A quandary

Anyone else amazed by how many “Black Friday*” sales are not only starting before Black Friday but ending before as well?

*For my friends outside to the USofA Black Friday is traditionally the day after thanksgiving** and is historically the first day of the Christmas shopping season.

**Thanksgiving is the holiday in the United States traditionally thought of a day of peace and family love started by the original colonizers…eh…I mean pilgrims when they were rescued from starvation…..ehh…I mean shared a meal with the Native peoples of North America misidentified as Indians by Columbus when he got lost and landed on an island in the Caribbean but thought he had landed in India.

5 responses to “A quandary”

  1. I am starting a personal Thanksgiving tradition of watching Native American comic Charlie Hill.

    One of his jokes goes like this, “My name is Charlie Hill. Sekoli. I’m Oneida. I’m from Wisconsin—it’s part of the Iroquois Nation. My people are from Wisconsin. We used to be from New York. We had a little real estate problem.”

    • Thank you stopping by and commenting. I will have to check him out. My family tradition is basically non holiday in nature. It seems the actual point of most holidays, the symbolic meaning of the, has been lost. Of course that also if one overlooks the truth of where these holidays came from…..

  2. There’s much injustice in so many people having to choose between which necessity of life they can afford — nutritious food or shelter? Meanwhile, the more that giant-grocer corporations and corporate officers make, all the more they irresistibly want to and likely will make next quarter. It’s never enough.

    We also see this notably appalling reality through the proliferating over-reliance on food banks. Unmet food needs that are exacerbated by unrelenting food-price inflation, while corporate profits and payouts to CEOs correspondingly inflate.

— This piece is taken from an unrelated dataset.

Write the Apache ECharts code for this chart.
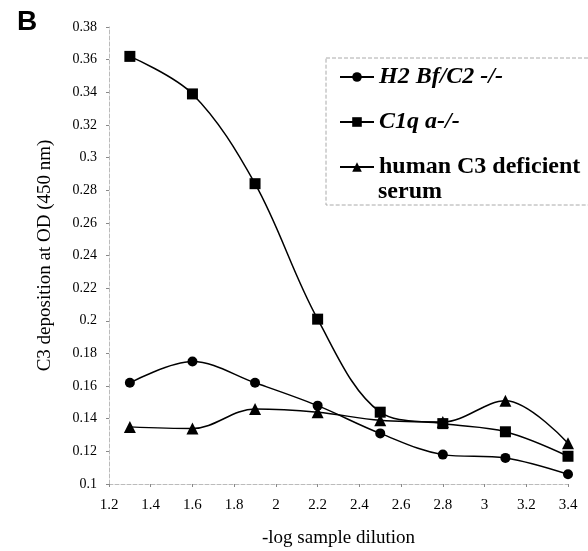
<!DOCTYPE html>
<html><head><meta charset="utf-8">
<script src="https://cdn.jsdelivr.net/npm/echarts@6/dist/echarts.min.js"></script>
<style>html,body{margin:0;padding:0;background:#fff}#c{width:588px;height:551px}</style>
</head><body><div id="c"></div>
<script>
const dilution = [1.3, 1.6, 1.9, 2.2, 2.5, 2.8, 3.1, 3.4];
const h2BfC2 = [0.162, 0.175, 0.162, 0.148, 0.131, 0.118, 0.116, 0.106];
const c1qA = [0.362, 0.339, 0.284, 0.201, 0.144, 0.137, 0.132, 0.117];
const humanC3 = [0.135, 0.134, 0.146, 0.144, 0.139, 0.138, 0.151, 0.125];
const seriesNames = ['H2 Bf/C2 -/-', 'C1q a-/-', 'human C3 deficient serum'];

const serif = '"Liberation Serif", "Times New Roman", serif';
const pts = arr => dilution.map((x, i) => [x, arr[i]]);
const mk = (name, data, symbol, size) => ({
  name, type: 'line', smooth: 0.35, data: pts(data), symbol, symbolSize: size,
  lineStyle: { color: '#000', width: 1.5 }, itemStyle: { color: '#000' }
});

const chart = echarts.init(document.getElementById('c'));
chart.setOption({
  animation: false,
  backgroundColor: '#fff',
  grid: { left: 109, right: 20, top: 27, bottom: 67, containLabel: false, outerBoundsMode: 'none' },
  title: { text: 'B', left: 17, top: 8, padding: 0, textStyle: { fontFamily: '"Liberation Sans", Arial, sans-serif', fontWeight: 'bold', fontSize: 28, color: '#000' } },
  legend: {
    orient: 'vertical', left: 326, top: 58,
    padding: [7, 30, 26, 13], itemGap: 21,
    borderColor: '#aaa', borderWidth: 1, borderType: 'dashed',
    itemWidth: 34, itemHeight: 12,
    data: seriesNames,
    formatter: n => n === seriesNames[2] ? '{b|human C3 deficient}' : '{i|' + n + '}',
    textStyle: {
      color: '#000', fontFamily: serif,
      rich: {
        i: { fontFamily: serif, fontStyle: 'italic', fontWeight: 'bold', fontSize: 24, color: '#000', lineHeight: 26 },
        b: { fontFamily: serif, fontWeight: 'bold', fontSize: 24, color: '#000', lineHeight: 26 }
      }
    }
  },
  graphic: [{
    type: 'text', left: 378, top: 180,
    style: { text: 'serum', font: 'bold 24px ' + serif, fill: '#000' }
  }],
  xAxis: {
    type: 'value', min: 1.2, max: 3.4, interval: 0.2,
    name: '-log sample dilution', nameLocation: 'middle', nameGap: 45,
    nameTextStyle: { fontFamily: serif, fontSize: 19, color: '#000' },
    axisLine: { lineStyle: { color: '#bbb', type: 'dashed' } },
    axisTick: { show: true, inside: false, length: 3, lineStyle: { color: '#888' } },
    splitLine: { show: false },
    axisLabel: { fontFamily: serif, fontSize: 15, color: '#000', margin: 14,
      formatter: v => String(Math.round(v * 10) / 10) }
  },
  yAxis: {
    type: 'value', min: 0.1, max: 0.38, interval: 0.02,
    name: 'C3 deposition at OD (450 nm)', nameLocation: 'middle', nameGap: 54,
    nameTextStyle: { fontFamily: serif, fontSize: 19, color: '#000' },
    axisLine: { show: true, lineStyle: { color: '#bbb', type: 'dashed' } },
    axisTick: { show: true, length: 3, lineStyle: { color: '#888' } },
    splitLine: { show: false },
    axisLabel: { fontFamily: serif, fontSize: 14, color: '#000', margin: 12,
      formatter: v => String(Math.round(v * 100) / 100) }
  },
  series: [
    mk(seriesNames[0], h2BfC2, 'circle', 10),
    mk(seriesNames[1], c1qA, 'rect', 11),
    mk(seriesNames[2], humanC3, 'triangle', 12)
  ]
});
</script></body></html>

    I’d personally be quite willing to consistently say grace every day of every year if everyone on Earth had enough clean, safe drinking water and nutritional food to maintain a normal, healthy life. I’d also be pray-fully ‘thankful’ if every parent of a seriously ill child would be spared losing them.

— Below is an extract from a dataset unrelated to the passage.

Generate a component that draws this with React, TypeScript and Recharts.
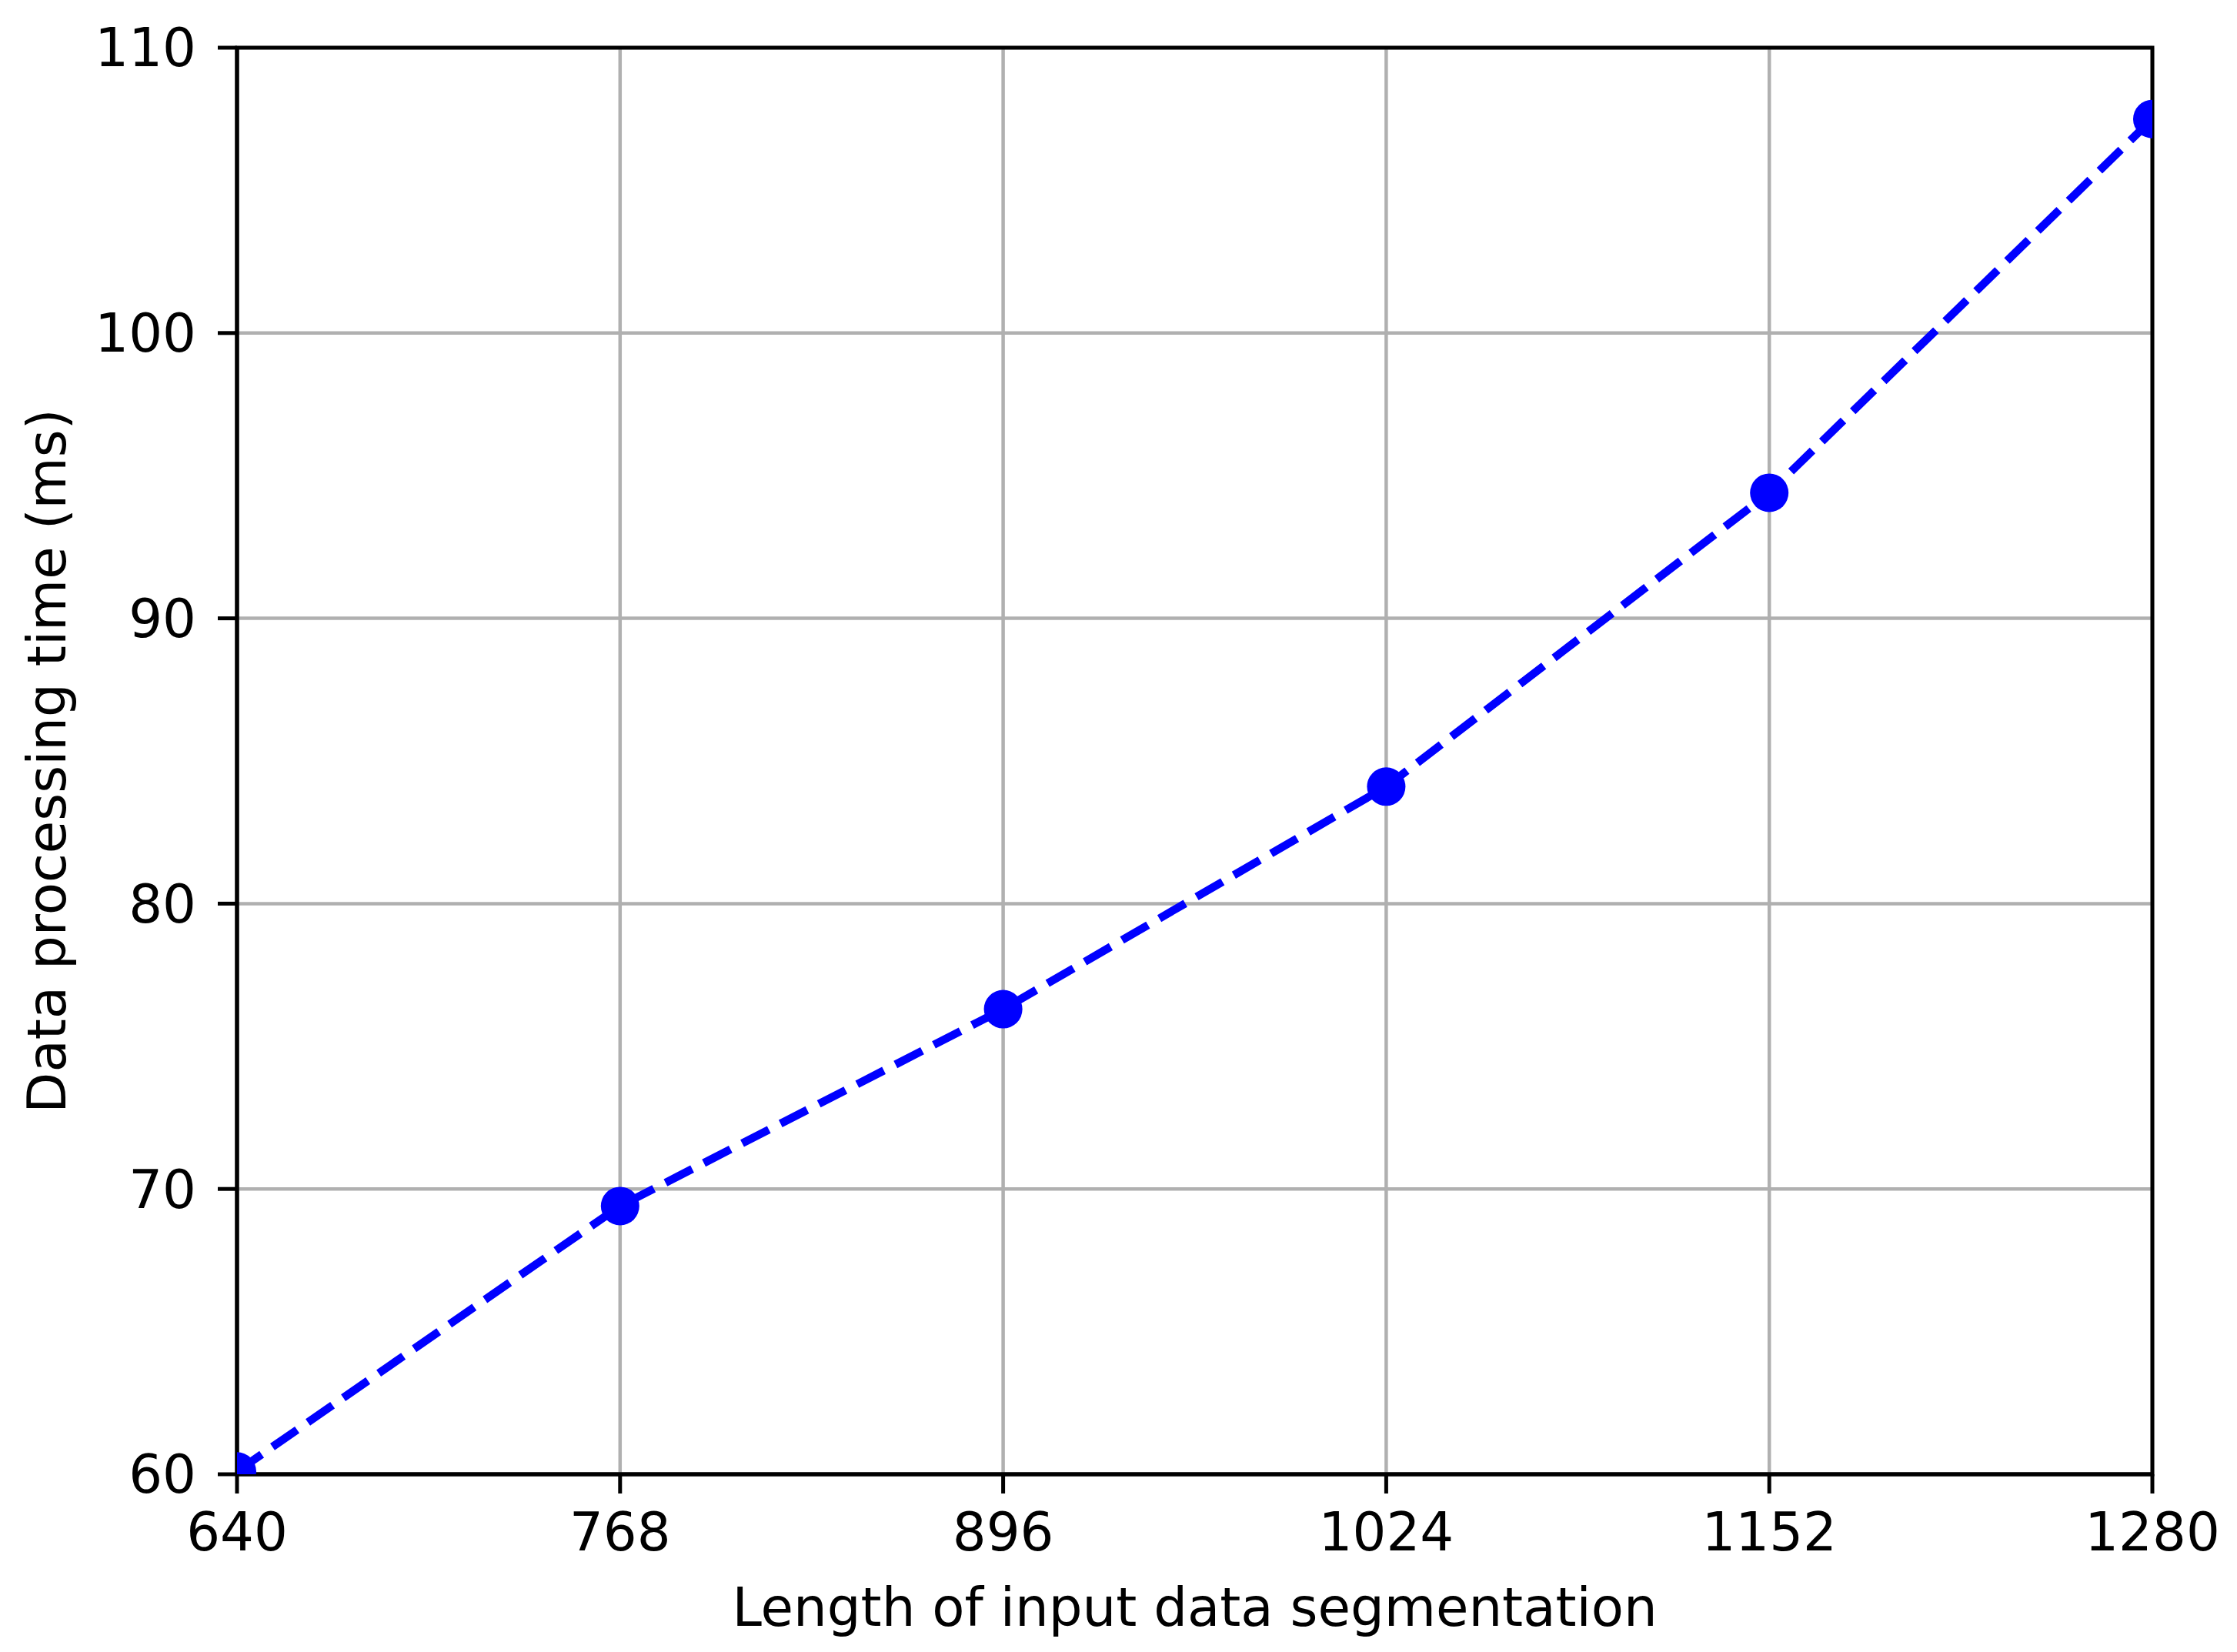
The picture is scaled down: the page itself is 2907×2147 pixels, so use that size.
import {
  LineChart,
  Line,
  XAxis,
  YAxis,
  CartesianGrid,
  ReferenceArea,
} from "recharts";

const segmentLengths = [640, 768, 896, 1024, 1152, 1280];
const processingTimes = [60.1, 69.4, 76.3, 84.1, 94.4, 107.5];
const xTicks = [640, 768, 896, 1024, 1152, 1280];
const yTicks = [60, 70, 80, 90, 100, 110];

const data = segmentLengths.map((len, i) => ({
  len,
  time: processingTimes[i],
}));

const FONT = "DejaVu Sans";
const FS = 69;
const tickStyle = { fill: "#000", fontSize: FS, fontFamily: FONT };
const lineStyle = { stroke: "#000", strokeWidth: 5 };

export default function App() {
  return (
    <div
      style={{
        position: "absolute",
        left: 0,
        top: 0,
        width: 2907,
        height: 2147,
        background: "#fff",
      }}
    >
      <LineChart
        width={2907}
        height={2147}
        data={data}
        margin={{ top: 62, right: 110, bottom: 29, left: 0 }}
      >
        <CartesianGrid stroke="#b0b0b0" strokeWidth={4.5} />
        <XAxis
          dataKey="len"
          type="number"
          domain={[640, 1280]}
          ticks={xTicks}
          allowDataOverflow
          height={202}
          tickSize={25}
          tickMargin={25}
          axisLine={lineStyle}
          tickLine={lineStyle}
          tick={tickStyle}
          label={{
            value: "Length of input data segmentation",
            position: "insideBottom",
            offset: 5,
            style: { fill: "#000", fontSize: FS, fontFamily: FONT },
          }}
        />
        <YAxis
          type="number"
          domain={[60, 110]}
          ticks={yTicks}
          allowDataOverflow
          width={308}
          tickSize={25}
          tickMargin={28}
          axisLine={lineStyle}
          tickLine={lineStyle}
          tick={tickStyle}
          label={{
            value: "Data processing time (ms)",
            angle: -90,
            position: "insideLeft",
            offset: 61,
            style: {
              fill: "#000",
              fontSize: FS,
              fontFamily: FONT,
              textAnchor: "middle",
            },
          }}
        />
        <Line
          type="linear"
          dataKey="time"
          stroke="#0000ff"
          strokeWidth={10.5}
          strokeDasharray="39 17"
          dot={{ r: 25, fill: "#0000ff", stroke: "none", strokeWidth: 0 }}
          activeDot={false}
          isAnimationActive={false}
        />
        <ReferenceArea
          x1={640}
          x2={1280}
          y1={60}
          y2={110}
          fill="none"
          fillOpacity={0}
          stroke="#000"
          strokeWidth={5}
          strokeOpacity={1}
        />
      </LineChart>
    </div>
  );
}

    Since societally we’re clearly failing that, the following rhyme is for the growing number of people for whom there’s nothing to be thankful for on Thanksgiving Day, or any other day of the year:

    Oh pass me the holiday turkey, peas
    and the delicious stuffing flanked
    by buttered potatoes with gravy
    since I’ve said grace with plenty ease
    for the good food received I’ve thanked
    my Maker who’s found me worthy.
    It seems that unlike the many of those
    in the unlucky Third World nation
    I’ve been found by God deserving
    to not have to endure the awful woes
    and the stomach wrenching starvation
    suffered by them with no dinner serving.
    Therefore hand over to me the corn
    the cranberry sauce, fresh baked bread
    since for my grub I’ve praised the Lord
    yet I need not hear about those born
    whose meal I’ve been granted instead
    as they receive naught of the grand hoard.